- **Job**
Look at the data below and print exactly the lines from its first line through the line with "plt.rcParams['font.family'] = ['Liberation"; the pictures stay out of the copy.

- **Dataset extract**
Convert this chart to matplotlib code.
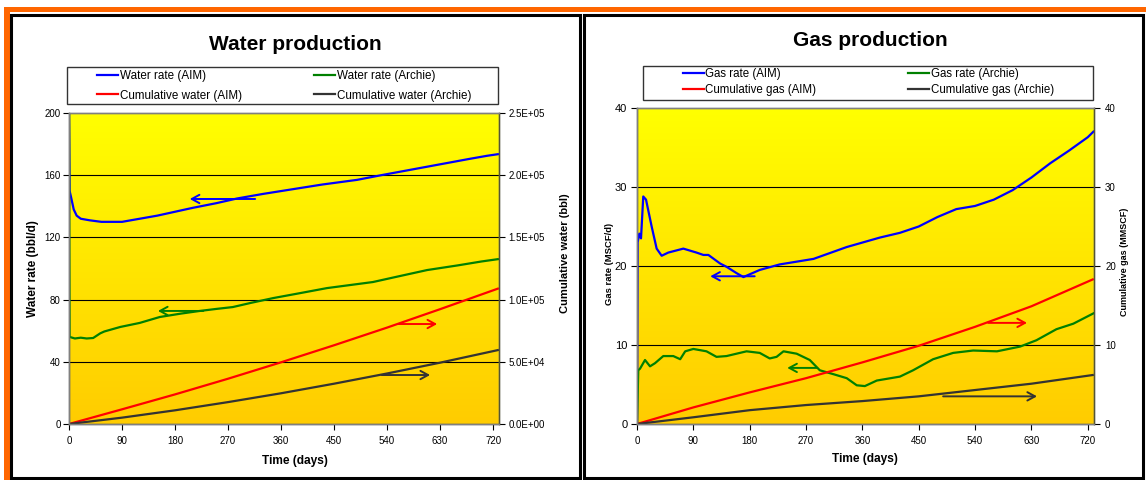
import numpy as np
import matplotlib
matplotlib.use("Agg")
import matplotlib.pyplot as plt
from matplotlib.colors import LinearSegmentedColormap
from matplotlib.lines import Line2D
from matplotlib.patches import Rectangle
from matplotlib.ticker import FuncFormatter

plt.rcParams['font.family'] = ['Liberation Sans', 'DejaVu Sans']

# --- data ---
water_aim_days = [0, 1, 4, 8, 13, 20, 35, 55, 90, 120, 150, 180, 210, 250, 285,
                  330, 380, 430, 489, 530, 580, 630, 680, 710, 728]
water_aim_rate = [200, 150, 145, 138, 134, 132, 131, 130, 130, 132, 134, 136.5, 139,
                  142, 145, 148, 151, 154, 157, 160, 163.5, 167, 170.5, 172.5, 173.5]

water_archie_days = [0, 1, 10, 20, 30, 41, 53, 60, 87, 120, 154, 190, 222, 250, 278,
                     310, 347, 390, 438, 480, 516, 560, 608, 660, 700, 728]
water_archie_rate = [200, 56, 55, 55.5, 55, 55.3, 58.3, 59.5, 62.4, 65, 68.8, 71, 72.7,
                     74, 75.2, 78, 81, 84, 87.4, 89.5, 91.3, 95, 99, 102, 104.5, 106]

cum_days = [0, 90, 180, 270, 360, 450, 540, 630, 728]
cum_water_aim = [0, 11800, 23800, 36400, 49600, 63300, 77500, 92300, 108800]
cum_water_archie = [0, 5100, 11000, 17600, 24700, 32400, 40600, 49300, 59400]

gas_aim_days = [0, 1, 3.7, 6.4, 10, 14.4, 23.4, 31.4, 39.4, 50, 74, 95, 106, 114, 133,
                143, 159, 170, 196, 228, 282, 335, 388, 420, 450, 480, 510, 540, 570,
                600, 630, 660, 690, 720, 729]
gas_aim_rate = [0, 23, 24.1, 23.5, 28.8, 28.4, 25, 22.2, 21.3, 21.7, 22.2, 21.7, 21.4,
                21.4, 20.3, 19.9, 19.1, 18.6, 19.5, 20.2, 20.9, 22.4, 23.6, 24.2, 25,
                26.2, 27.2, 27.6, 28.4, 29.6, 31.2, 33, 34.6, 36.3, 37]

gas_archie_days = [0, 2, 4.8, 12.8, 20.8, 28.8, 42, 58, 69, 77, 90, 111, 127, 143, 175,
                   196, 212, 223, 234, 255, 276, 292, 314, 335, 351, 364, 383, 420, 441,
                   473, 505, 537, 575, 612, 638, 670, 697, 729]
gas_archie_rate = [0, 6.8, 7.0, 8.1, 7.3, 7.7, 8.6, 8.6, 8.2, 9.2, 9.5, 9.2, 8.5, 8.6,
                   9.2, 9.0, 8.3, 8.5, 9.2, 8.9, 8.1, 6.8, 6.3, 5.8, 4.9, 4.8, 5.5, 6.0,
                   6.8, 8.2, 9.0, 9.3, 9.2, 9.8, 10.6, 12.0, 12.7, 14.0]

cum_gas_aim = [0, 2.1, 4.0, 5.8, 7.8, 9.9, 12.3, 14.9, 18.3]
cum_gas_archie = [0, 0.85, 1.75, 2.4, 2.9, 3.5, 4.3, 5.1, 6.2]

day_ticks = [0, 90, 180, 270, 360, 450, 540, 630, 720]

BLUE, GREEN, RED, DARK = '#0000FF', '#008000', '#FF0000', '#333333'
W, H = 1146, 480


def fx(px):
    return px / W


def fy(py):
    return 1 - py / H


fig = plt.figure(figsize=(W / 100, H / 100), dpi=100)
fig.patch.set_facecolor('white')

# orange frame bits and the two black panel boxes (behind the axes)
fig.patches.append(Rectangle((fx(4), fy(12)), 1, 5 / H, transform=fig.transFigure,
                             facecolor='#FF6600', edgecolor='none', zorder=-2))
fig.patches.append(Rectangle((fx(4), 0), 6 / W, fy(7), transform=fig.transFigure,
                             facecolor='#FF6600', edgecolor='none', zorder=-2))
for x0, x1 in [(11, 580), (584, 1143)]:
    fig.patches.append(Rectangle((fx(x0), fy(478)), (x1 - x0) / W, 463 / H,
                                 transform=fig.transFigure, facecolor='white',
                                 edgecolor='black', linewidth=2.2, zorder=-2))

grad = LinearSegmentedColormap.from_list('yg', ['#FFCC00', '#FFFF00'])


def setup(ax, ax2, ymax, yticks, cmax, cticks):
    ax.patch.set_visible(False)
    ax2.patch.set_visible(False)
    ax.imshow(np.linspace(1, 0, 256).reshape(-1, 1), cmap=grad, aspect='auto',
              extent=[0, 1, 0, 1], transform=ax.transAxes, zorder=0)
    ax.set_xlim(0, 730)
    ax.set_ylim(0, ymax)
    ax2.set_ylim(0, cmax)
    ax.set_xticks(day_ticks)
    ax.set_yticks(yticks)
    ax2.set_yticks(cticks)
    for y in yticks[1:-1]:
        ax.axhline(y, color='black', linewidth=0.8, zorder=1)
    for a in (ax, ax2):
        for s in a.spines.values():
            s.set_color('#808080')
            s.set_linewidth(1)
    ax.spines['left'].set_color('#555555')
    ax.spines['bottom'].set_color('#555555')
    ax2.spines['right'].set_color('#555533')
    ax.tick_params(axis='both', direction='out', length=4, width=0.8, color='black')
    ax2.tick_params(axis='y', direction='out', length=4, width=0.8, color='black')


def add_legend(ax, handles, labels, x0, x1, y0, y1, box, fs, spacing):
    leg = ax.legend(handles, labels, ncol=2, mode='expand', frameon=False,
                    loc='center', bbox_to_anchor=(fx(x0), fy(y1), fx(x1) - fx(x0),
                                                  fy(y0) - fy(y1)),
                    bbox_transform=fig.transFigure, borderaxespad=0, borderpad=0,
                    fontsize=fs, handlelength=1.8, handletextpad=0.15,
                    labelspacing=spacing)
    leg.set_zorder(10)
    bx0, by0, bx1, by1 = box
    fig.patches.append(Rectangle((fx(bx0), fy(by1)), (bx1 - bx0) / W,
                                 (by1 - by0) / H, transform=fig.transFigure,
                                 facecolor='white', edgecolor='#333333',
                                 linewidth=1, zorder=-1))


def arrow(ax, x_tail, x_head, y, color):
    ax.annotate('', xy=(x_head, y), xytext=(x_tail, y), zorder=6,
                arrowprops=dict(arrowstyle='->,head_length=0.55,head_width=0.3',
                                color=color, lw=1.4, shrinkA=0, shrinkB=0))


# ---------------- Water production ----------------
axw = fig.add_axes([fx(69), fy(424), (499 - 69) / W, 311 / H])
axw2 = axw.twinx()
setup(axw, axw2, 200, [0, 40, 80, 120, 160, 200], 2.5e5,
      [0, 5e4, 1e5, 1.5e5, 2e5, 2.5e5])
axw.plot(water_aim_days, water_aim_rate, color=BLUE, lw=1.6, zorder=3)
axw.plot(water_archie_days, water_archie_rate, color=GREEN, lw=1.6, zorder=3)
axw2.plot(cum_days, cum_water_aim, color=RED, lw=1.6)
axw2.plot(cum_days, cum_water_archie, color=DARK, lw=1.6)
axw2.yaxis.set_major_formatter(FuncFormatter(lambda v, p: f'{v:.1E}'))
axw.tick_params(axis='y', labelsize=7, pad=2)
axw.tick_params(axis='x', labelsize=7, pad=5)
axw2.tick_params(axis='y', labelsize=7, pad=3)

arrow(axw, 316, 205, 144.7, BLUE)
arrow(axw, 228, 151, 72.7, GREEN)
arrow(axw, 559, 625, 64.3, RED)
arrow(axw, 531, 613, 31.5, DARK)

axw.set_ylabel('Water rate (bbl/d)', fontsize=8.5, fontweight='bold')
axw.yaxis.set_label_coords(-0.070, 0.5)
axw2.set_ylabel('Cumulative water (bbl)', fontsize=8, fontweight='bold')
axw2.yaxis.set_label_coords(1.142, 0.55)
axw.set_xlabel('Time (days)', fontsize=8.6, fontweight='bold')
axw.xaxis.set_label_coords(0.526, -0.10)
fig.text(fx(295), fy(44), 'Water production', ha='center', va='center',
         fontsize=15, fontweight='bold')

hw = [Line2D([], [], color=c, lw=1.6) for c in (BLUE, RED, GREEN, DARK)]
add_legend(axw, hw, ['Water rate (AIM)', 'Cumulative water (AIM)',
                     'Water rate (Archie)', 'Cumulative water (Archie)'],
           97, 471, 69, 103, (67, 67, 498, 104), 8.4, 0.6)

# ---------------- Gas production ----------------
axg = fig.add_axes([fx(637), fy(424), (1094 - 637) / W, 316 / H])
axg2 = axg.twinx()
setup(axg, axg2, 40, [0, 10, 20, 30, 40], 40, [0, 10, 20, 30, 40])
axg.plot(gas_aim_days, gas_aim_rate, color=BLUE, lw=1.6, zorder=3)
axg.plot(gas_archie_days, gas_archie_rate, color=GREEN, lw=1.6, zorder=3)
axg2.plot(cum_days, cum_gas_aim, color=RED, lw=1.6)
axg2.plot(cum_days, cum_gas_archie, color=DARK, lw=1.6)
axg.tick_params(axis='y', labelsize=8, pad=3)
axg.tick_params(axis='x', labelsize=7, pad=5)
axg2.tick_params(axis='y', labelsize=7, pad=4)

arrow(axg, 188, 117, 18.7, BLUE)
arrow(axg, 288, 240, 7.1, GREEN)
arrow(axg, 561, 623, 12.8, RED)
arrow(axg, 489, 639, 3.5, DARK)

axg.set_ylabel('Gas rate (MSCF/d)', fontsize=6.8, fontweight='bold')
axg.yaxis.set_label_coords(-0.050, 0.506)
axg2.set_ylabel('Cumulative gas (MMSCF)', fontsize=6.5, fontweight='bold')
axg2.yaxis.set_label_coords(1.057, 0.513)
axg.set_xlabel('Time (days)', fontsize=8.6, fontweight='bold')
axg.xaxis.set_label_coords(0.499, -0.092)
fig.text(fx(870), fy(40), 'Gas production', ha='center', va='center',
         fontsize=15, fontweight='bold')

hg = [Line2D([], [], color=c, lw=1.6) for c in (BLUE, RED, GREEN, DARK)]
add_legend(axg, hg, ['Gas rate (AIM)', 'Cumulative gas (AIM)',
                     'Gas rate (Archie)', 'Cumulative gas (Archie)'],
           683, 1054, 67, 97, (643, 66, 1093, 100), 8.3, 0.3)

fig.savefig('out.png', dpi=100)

- **Solution to this exercise**
Convert this chart to matplotlib code.
import numpy as np
import matplotlib
matplotlib.use("Agg")
import matplotlib.pyplot as plt
from matplotlib.colors import LinearSegmentedColormap
from matplotlib.lines import Line2D
from matplotlib.patches import Rectangle
from matplotlib.ticker import FuncFormatter

plt.rcParams['font.family'] = ['Liberation Sans', 'DejaVu Sans']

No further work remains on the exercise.